設立
趣旨
近年、救命医療の進歩により、かつてなら命を失っていたであろう救急搬送者の一命が取り留められることが多くなりました。他方、命は救われても、脳卒中、低酸素脳炎や脳炎、脳腫瘍等の原因による脳損傷も増えており、また、交通事故等の外傷による外傷性脳損傷も増加しています。
こうした脳損傷によって、1)体の麻痺や失語症、平衡機能障害などの身体障害、2)注意力、記憶、遂行機能などが障害される認知障害、さらに、3)発動性の低下やうつ状態などの精神的症状が、複雑に組み合わされた障害をもたらします。これらの障害を持つ人は、急性期病院、回復期病院、そしてその後、外来リハビリテーション、通所リハビリテーション、訪問リハビリテーション等によるリハビリを受けることになります。
こうして症状が良くなって、元の職場、学校に戻れる人も増えています。ある程度障害を残す人は、障害者就労、就労支援施設などに通所します。また、こうした施設にも馴染めない人、作業ができない人の多くは、在宅で家族が介護をするか、あるいは、重度の知的障害や精神障害を中心とする施設を利用することになります。
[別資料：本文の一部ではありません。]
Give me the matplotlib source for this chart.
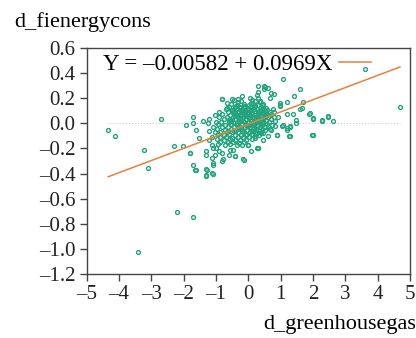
import numpy as np
import matplotlib
matplotlib.use('Agg')
matplotlib.rc('font', family=['Liberation Serif', 'DejaVu Serif'])
matplotlib.rc('axes', unicode_minus=False)
import matplotlib.pyplot as plt
from matplotlib.ticker import FuncFormatter

# regression reported in the legend
intercept = -0.00582
slope = 0.0969

# scattered observations away from the core
outer_x = [-4.33, -4.12, -2.71, -3.21, -3.11, -2.31, -2.01, -1.80, -1.80, -1.70,
           -1.60, -1.31, -1.31, -1.10, -1.10, -1.93, -1.70, -1.60, -1.70, -1.41,
           -1.51, -1.22, -1.02, -0.81, -0.41, -0.12, 0.31, -0.01, 1.08, 0.69,
           0.80, 0.29, 0.49, 0.29, 0.49, 0.99, 1.19, 1.40, 1.60, 1.68,
           1.19, 1.39, 1.60, 1.89, 1.99, 2.29, 2.48, 1.49, 1.49, 1.29,
           1.27, 1.08, 0.90, 1.99, 3.60, 4.69, -2.21, -1.70, -3.41,
           -1.21, -1.13, -1.08, -1.31, -1.31, -1.13, -1.08, -1.03, -0.82, -0.77,
           -0.82, -0.56, -0.46, -0.41, -0.15, 0.00, 0.26, -1.65, -1.29, -1.31,
           -1.11, -0.80, -0.31, -0.67, 0.52, 0.62, 0.67, 0.26, 0.31, 0.36,
           0.41, 0.98, 0.98, 1.65, 1.91, 2.01, 2.27, 2.47, 2.63, 0.83,
           0.83, 1.03, 1.19, 1.29, 0.26, 0.47, 0.52, 0.88, 1.19, 1.29,
           1.98, 0.31]
outer_y = [-0.053, -0.103, 0.037, -0.209, -0.357, -0.183, -0.183, -0.240, -0.235, -0.330,
           -0.370, -0.360, -0.415, -0.400, -0.330, -0.010, 0.048, -0.050, 0.000, 0.020,
           -0.120, 0.037, 0.070, 0.190, -0.260, -0.290, -0.200, -0.170, 0.350, 0.240,
           0.230, 0.300, 0.300, 0.250, 0.275, 0.150, 0.167, 0.220, 0.270, 0.167,
           0.077, 0.077, 0.114, 0.077, 0.037, 0.018, 0.048, 0.030, 0.003, -0.030,
           -0.100, -0.010, -0.090, -0.090, 0.430, 0.127, -0.706, -0.745, -1.023,
           -0.130, -0.169, -0.195, -0.222, -0.249, -0.275, -0.314, -0.249, -0.235, -0.288,
           -0.300, -0.209, -0.209, -0.262, -0.288, -0.169, -0.195, -0.370, -0.370, -0.420,
           -0.394, 0.195, 0.195, 0.120, 0.293, 0.280, 0.200, 0.227, 0.200, 0.174,
           0.148, 0.160, 0.135, 0.122, 0.082, 0.042, 0.029, 0.055, 0.015, 0.015,
           -0.024, -0.024, -0.037, -0.024, -0.077, -0.077, -0.050, -0.090, -0.050, -0.103,
           -0.090, -0.200]

# dense core around the origin
core_x = [-0.45, -0.21, 0.11, 0.36,
          -0.54, -0.36, -0.14, 0.01, 0.16, 0.29, 0.46,
          -0.61, -0.41, -0.27, -0.11, 0.06, 0.19, 0.38, 0.56,
          -0.70, -0.49, -0.34, -0.23, -0.04, 0.08, 0.26, 0.41, 0.59, 0.76,
          -0.63, -0.44, -0.31, -0.16, 0.00, 0.13, 0.29, 0.46, 0.66,
          -0.81, -0.55, -0.39, -0.26, -0.09, 0.04, 0.21, 0.34, 0.51, 0.71,
          -0.90, -0.66, -0.47, -0.33, -0.17, -0.02, 0.14, 0.29, 0.43, 0.61, 0.79,
          -0.76, -0.57, -0.41, -0.21, -0.07, 0.10, 0.23, 0.37, 0.54, 0.69,
          -1.01, -0.84, -0.61, -0.46, -0.29, -0.13, 0.03, 0.17, 0.33, 0.47, 0.63,
          -0.94, -0.71, -0.52, -0.36, -0.19, -0.06, 0.12, 0.26, 0.41, 0.57, 0.74,
          -1.09, -0.81, -0.63, -0.44, -0.28, -0.11, 0.06, 0.19, 0.36, 0.52,
          -0.96, -0.73, -0.54, -0.37, -0.21, -0.03, 0.14, 0.31, 0.44, 0.66,
          -1.04, -0.86, -0.66, -0.49, -0.31, -0.12, 0.04, 0.22, 0.39,
          -0.94, -0.76, -0.59, -0.41, -0.23, -0.06, 0.13, 0.33,
          -1.11, -0.87, -0.69, -0.51, -0.33, -0.16, 0.02, 0.21,
          -0.96, -0.74, -0.57, -0.41, -0.26, -0.08, 0.11,
          -0.86, -0.64, -0.47, -0.29, -0.12,
          -0.94, -0.71, -0.56, -0.34, -0.19,
          -0.65, -0.50, -0.20, 0.05, 0.21, -0.90, -1.20, -1.25, 0.80, 0.91,
          0.71, 0.60, 0.45, -1.00, -0.90, -0.60, 0.10]
core_y = [0.182, 0.178, 0.185, 0.176,
          0.152, 0.148, 0.155, 0.146, 0.151, 0.149, 0.153,
          0.131, 0.128, 0.134, 0.127, 0.132, 0.129, 0.133, 0.126,
          0.112, 0.108, 0.114, 0.107, 0.111, 0.109, 0.113, 0.106, 0.110, 0.112,
          0.092, 0.088, 0.093, 0.087, 0.091, 0.089, 0.094, 0.086, 0.090,
          0.071, 0.068, 0.073, 0.067, 0.072, 0.069, 0.070, 0.074, 0.066, 0.071,
          0.052, 0.048, 0.053, 0.047, 0.051, 0.049, 0.054, 0.046, 0.050, 0.052, 0.048,
          0.031, 0.028, 0.033, 0.027, 0.032, 0.029, 0.034, 0.026, 0.030, 0.031,
          0.012, 0.008, 0.013, 0.007, 0.011, 0.009, 0.014, 0.006, 0.010, 0.012, 0.008,
          -0.008, -0.012, -0.007, -0.013, -0.009, -0.011, -0.006, -0.014, -0.010, -0.008, -0.012,
          -0.028, -0.032, -0.027, -0.033, -0.029, -0.031, -0.026, -0.034, -0.030, -0.028,
          -0.048, -0.052, -0.047, -0.053, -0.049, -0.051, -0.046, -0.054, -0.050, -0.048,
          -0.068, -0.072, -0.067, -0.073, -0.069, -0.071, -0.066, -0.074, -0.070,
          -0.088, -0.092, -0.087, -0.093, -0.089, -0.091, -0.086, -0.094,
          -0.108, -0.112, -0.107, -0.113, -0.109, -0.111, -0.106, -0.114,
          -0.128, -0.132, -0.127, -0.133, -0.129, -0.131, -0.126,
          -0.148, -0.152, -0.147, -0.153, -0.149,
          -0.168, -0.172, -0.167, -0.173, -0.169,
          0.160, 0.190, 0.220, 0.200, 0.180, 0.090, -0.060, 0.000, 0.090, 0.050,
          -0.050, -0.100, -0.130, -0.200, -0.220, -0.250, -0.220]

# extra points filling the densest part of the cloud
dense_x = [-0.38, -0.12, 0.22, 0.47, -0.27, 0.03, 0.33, 0.52, -0.48, -0.18,
           0.09, 0.41, -0.33, -0.02, 0.27, 0.58, -0.42, -0.08, 0.18, 0.49,
           -0.24, 0.07, 0.37, -0.52, -0.15, 0.14, 0.44, -0.36, 0.00, 0.31,
           0.62, -0.28, 0.05, 0.24, -0.45, -0.19, 0.12, 0.39, -0.06, 0.20,
           -0.31, 0.09, 0.35, -0.58, -0.22, 0.17, 0.50, -0.11, 0.28, 0.43]
dense_y = [0.140, 0.138, 0.142, 0.120, 0.121, 0.118, 0.101, 0.098, 0.100, 0.097,
           0.079, 0.081, 0.080, 0.078, 0.061, 0.063, 0.060, 0.058, 0.041, 0.043,
           0.040, 0.021, 0.019, 0.022, 0.020, 0.001, 0.003, -0.001, -0.019, -0.021,
           -0.018, -0.040, -0.038, -0.042, -0.061, -0.059, -0.060, -0.079, -0.081, -0.100,
           0.166, 0.163, 0.167, 0.025, 0.058, 0.112, 0.075, 0.102, 0.057, 0.032]

x_ticks = [-5, -4, -3, -2, -1, 0, 1, 2, 3, 4, 5]
y_ticks = [-1.2, -1.0, -0.8, -0.6, -0.4, -0.2, 0.0, 0.2, 0.4, 0.6]

green = '#23a37c'
orange = '#e8803a'
axcol = '#444444'


def dash(s):
    return s.replace('-', '\u2013')


def main():
    x = np.array(outer_x + core_x + dense_x)
    y = np.array(outer_y + core_y + dense_y)

    fig = plt.figure(figsize=(4.16, 3.38), dpi=100)
    ax = fig.add_axes([86.5 / 416, 1 - 274 / 338, 323.5 / 416, 226 / 338])

    ax.hlines(0, x.min(), x.max(), colors='#cccccc', linestyles=':', lw=0.8, zorder=1)
    ax.plot(x, y, 'o', ls='none', ms=2.8, mfc='none', mec=green, mew=1.0, zorder=2)

    xl = np.array([x.min(), x.max()])
    ax.plot(xl, intercept + slope * xl, color=orange, lw=1.1, zorder=3,
            label=dash('Y = %.5f + %.4fX' % (intercept, slope)))

    ax.set_xlim(-5, 5)
    ax.set_ylim(-1.2, 0.6)
    ax.set_xticks(x_ticks)
    ax.set_yticks(y_ticks)
    ax.xaxis.set_major_formatter(FuncFormatter(lambda v, p: dash('%d' % v)))
    ax.yaxis.set_major_formatter(FuncFormatter(lambda v, p: dash('%.1f' % v)))
    ax.tick_params(direction='out', length=5, width=1.0, color=axcol,
                   labelsize=15, pad=3, labelcolor='#222222')
    for side in ax.spines:
        ax.spines[side].set_color(axcol)
        ax.spines[side].set_linewidth(1.0)

    ax.set_ylabel('d_fienergycons', fontsize=16, rotation=0, ha='left', va='baseline')
    ax.yaxis.set_label_coords(-0.224, 1.093)
    ax.set_xlabel('d_greenhousegas', fontsize=16, ha='right', va='baseline')
    ax.xaxis.set_label_coords(1.019, -0.243)

    ax.legend(loc='center left', bbox_to_anchor=(0.05, 0.929), frameon=False,
              markerfirst=False, fontsize=16.5, handlelength=1.4, handletextpad=0.3,
              borderpad=0, borderaxespad=0)

    fig.savefig('out.png', dpi=100)


if __name__ == '__main__':
    main()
こうしたところでは、脳損傷者にあった対応が十分なされていないのが現状です。
堺市の「なやクリニック」においては、こうした重度の脳損傷者の診療、リハビリも行ってきましたが、就労を目的にした人達への対応とはあまりにも異なるため、難しいのが現状です。また、1〜2年で改善する人がいる一方、重度脳損傷者の改善には長期間を有するにもかかわらず、医療のリハビリには期間制限があります。
自分の思いが他人に上手く伝えられず、行きたい所に自由に行けず、食べたものが何であったかを忘れてしまうような重度の脳損傷者を受け入れ、ゆっくりリハビリを行う場所が、今は全くありません。
こうした人々のリハビリを行い、より良い対応方法を勉強し、ケアをする家族やヘルパーを援助・支援する中心的な組織が必要であるという思いに至りました。
その目的を達成すべく、組織の基盤を確立し、情報公開を進めることにより社会的な信用を確保し、重度脳損傷者に緩やかなリハビリテーションを提供し、地域社会と脳損傷者、及び、その家族がより良い生活を営めるよう努めていくため、特定非営利活動法人として活動することが必要と考え、ここにNPO法人ヘッドウェイさかいを設立するものです。